A very different and more cerebral drawing tactic is at work in Nicholas Price’s imaginative sound-and-vision pieces. He translates sounds to imagery, using a unique methodology of capturing the respective sound vibrations of, say, a vacuum cleaner and running water, in patternized granules, fixed into prints.

Chris Rupp, who also installed the exhibition, serves as a conceptualist comic relief factor in the show. A hill-like clay protrusion on a pedestal in the gallery takes its winking meaning from the title “My Inner Fuji (Negative Space of Belly Button).” Mr. Rupp’s “Man’s Best Friend” appears in the outlined shape of a crouching pooch on the wall, but is  “drawn” with gelatin capsules, suggesting twin American loves — pets and pills.

In sculpture, besides Mr.

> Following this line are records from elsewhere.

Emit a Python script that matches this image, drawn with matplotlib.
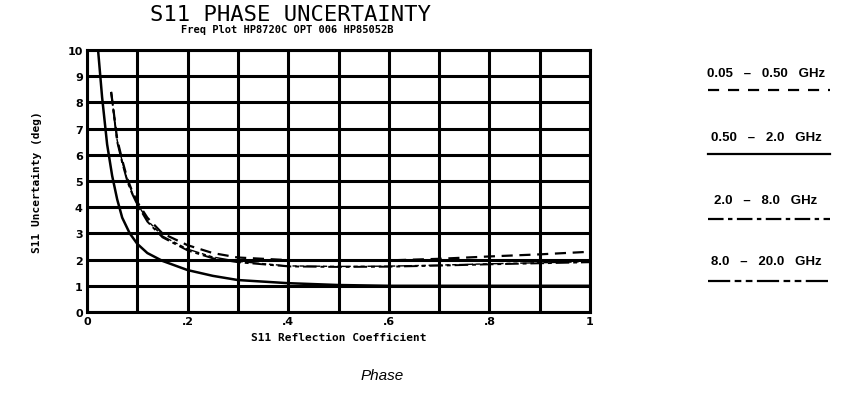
import matplotlib
matplotlib.use("Agg")
import matplotlib.pyplot as plt
import numpy as np

# Data
x_solid = [0.022, 0.03, 0.04, 0.05, 0.06, 0.07, 0.085, 0.1, 0.12, 0.15, 0.2, 0.25, 0.3, 0.4, 0.5, 0.6, 0.7, 0.8, 0.9, 1.0]
y_solid = [10.0, 8.2, 6.4, 5.2, 4.3, 3.6, 3.0, 2.6, 2.25, 1.95, 1.6, 1.38, 1.22, 1.1, 1.03, 1.0, 1.0, 1.0, 1.0, 1.0]

x_upper = [0.048, 0.06, 0.07, 0.08, 0.09, 0.1, 0.12, 0.15, 0.2, 0.25, 0.3, 0.4, 0.5, 0.6, 0.7, 0.8, 0.9, 1.0]
y_upper = [8.4, 6.6, 5.8, 5.1, 4.6, 4.2, 3.6, 3.0, 2.55, 2.25, 2.08, 1.98, 1.97, 1.97, 2.03, 2.12, 2.2, 2.3]

x_lower = [0.048, 0.06, 0.07, 0.08, 0.09, 0.1, 0.12, 0.15, 0.2, 0.25, 0.3, 0.4, 0.5, 0.6, 0.7, 0.8, 0.9, 1.0]
y_lower = [8.4, 6.5, 5.7, 5.0, 4.5, 4.1, 3.45, 2.85, 2.35, 2.05, 1.9, 1.74, 1.72, 1.73, 1.77, 1.82, 1.86, 1.9]

y_lower2 = [8.4, 6.55, 5.75, 5.05, 4.55, 4.15, 3.5, 2.9, 2.4, 2.1, 1.93, 1.76, 1.74, 1.75, 1.79, 1.84, 1.88, 1.92]

x_ticks = [0, 0.2, 0.4, 0.6, 0.8, 1.0]
x_tick_labels = ["0", ".2", ".4", ".6", ".8", "1"]
y_ticks = list(range(0, 11))

legend_labels = ["0.05   \u2013   0.50   GHz", "0.50   \u2013   2.0   GHz", "2.0   \u2013   8.0   GHz", "8.0   \u2013   20.0   GHz"]

fig = plt.figure(figsize=(8.48, 4.02), dpi=100)
ax = fig.add_axes([87/848, 1-313/402, (590-87)/848, (313-51)/402])

ax.set_xlim(0, 1)
ax.set_ylim(0, 10)
ax.set_xticks(x_ticks)
ax.set_xticklabels(x_tick_labels, fontsize=8, fontweight='bold', family='DejaVu Sans')
ax.set_yticks(y_ticks)
ax.set_yticklabels([str(v) for v in y_ticks], fontsize=8, fontweight='bold', family='DejaVu Sans')
ax.set_xticks(np.arange(0, 1.01, 0.1), minor=True)
ax.tick_params(which='both', length=0, pad=3)
ax.grid(True, which='both', color='black', linewidth=2.2)
for s in ax.spines.values():
    s.set_linewidth(2.2)

ax.plot(x_solid, y_solid, color='black', lw=1.8, solid_capstyle='butt')
ax.plot(x_upper, y_upper, color='black', lw=1.6, dashes=(5, 3))
ax.plot(x_lower, y_lower, color='black', lw=1.4, dashes=(7, 2, 2, 2))
ax.plot(x_lower, y_lower2, color='black', lw=1.0, dashes=(10, 2, 3, 2, 3, 2))

ax.set_xlabel("S11 Reflection Coefficient", fontsize=8, fontweight='bold', family='DejaVu Sans Mono', labelpad=4)
ax.set_ylabel("S11 Uncertainty (deg)", fontsize=8, fontweight='bold', family='DejaVu Sans Mono', labelpad=18)

fig.text(290/848, 1-15/402, "S11 PHASE UNCERTAINTY", ha='center', va='center', fontsize=16, family='DejaVu Sans Mono')
fig.text(287/848, 1-30/402, "Freq Plot HP8720C OPT 006 HP85052B", ha='center', va='center', fontsize=7.5, fontweight='bold', family='DejaVu Sans Mono')
fig.text(382/848, 1-376/402, "Phase", ha='center', va='center', fontsize=11, style='italic', family='Liberation Sans')

styles = [dict(dashes=(5, 4)), dict(), dict(dashes=(7, 2, 2, 2)), dict(dashes=(10, 2, 3, 2, 3, 2))]
text_y = [74, 138, 201, 262]
line_y = [91, 155, 220, 282]
for lab, ty, ly, st in zip(legend_labels, text_y, line_y, styles):
    fig.text(766/848, 1-ty/402, lab, ha='center', va='center', fontsize=9.5, fontweight='bold', family='Liberation Sans')
    fig.add_artist(plt.Line2D([708/848, 830/848], [1-ly/402, 1-ly/402], color='black', lw=1.6, transform=fig.transFigure, **st))

fig.savefig("out.png", dpi=100)
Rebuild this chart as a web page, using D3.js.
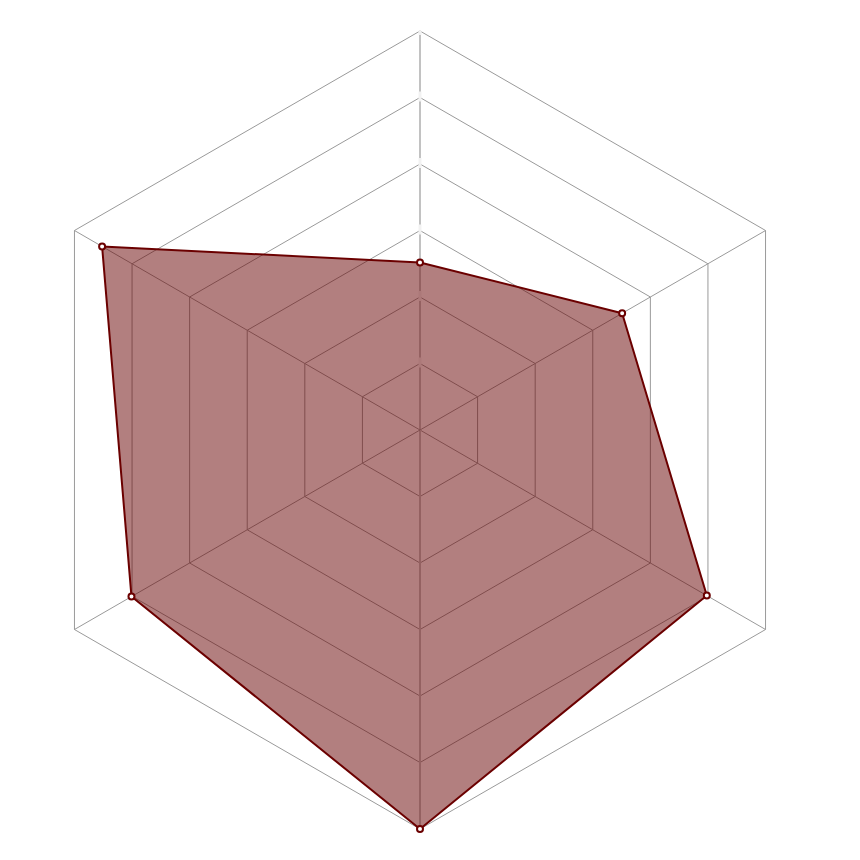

Shelton’s strong yet cool minimalist statements, the artists include Cheryl Ann Thomas and Benjamin Rollins Caldwell, artists who lean in decidedly disparate perspectives.

Her work in the “Artifacts” series involves tangled-up constructs in bronze with patina. They appear like unruly enlargements of magnetized metal shavings, but adhere to a distinctive code of brusque beauty. In her video piece “Relic,” we watch the artist slowly building up an elaborate conical sculpture, only to crumble, but of course, the work-in-progress-and-regress transforms into the stuff of a video art document.

By contrast, Mr. Caldwell’s sculpture almost invites us to have a seat. Key word: almost. He craftily creates chairs, at once funky and elegant, out of “found” materials, including piano keys and hammers, and, in “Binary 01,” computer parts. Functionality, of building materials and implied end product, takes a loopy and imaginative course in this art.

Implicit in this exhibition is the idea, and the verifiable fact, that Westmont’s art alumni body is a sturdy work-in-progress. Ditto for the college’s own maturing life and culture in art.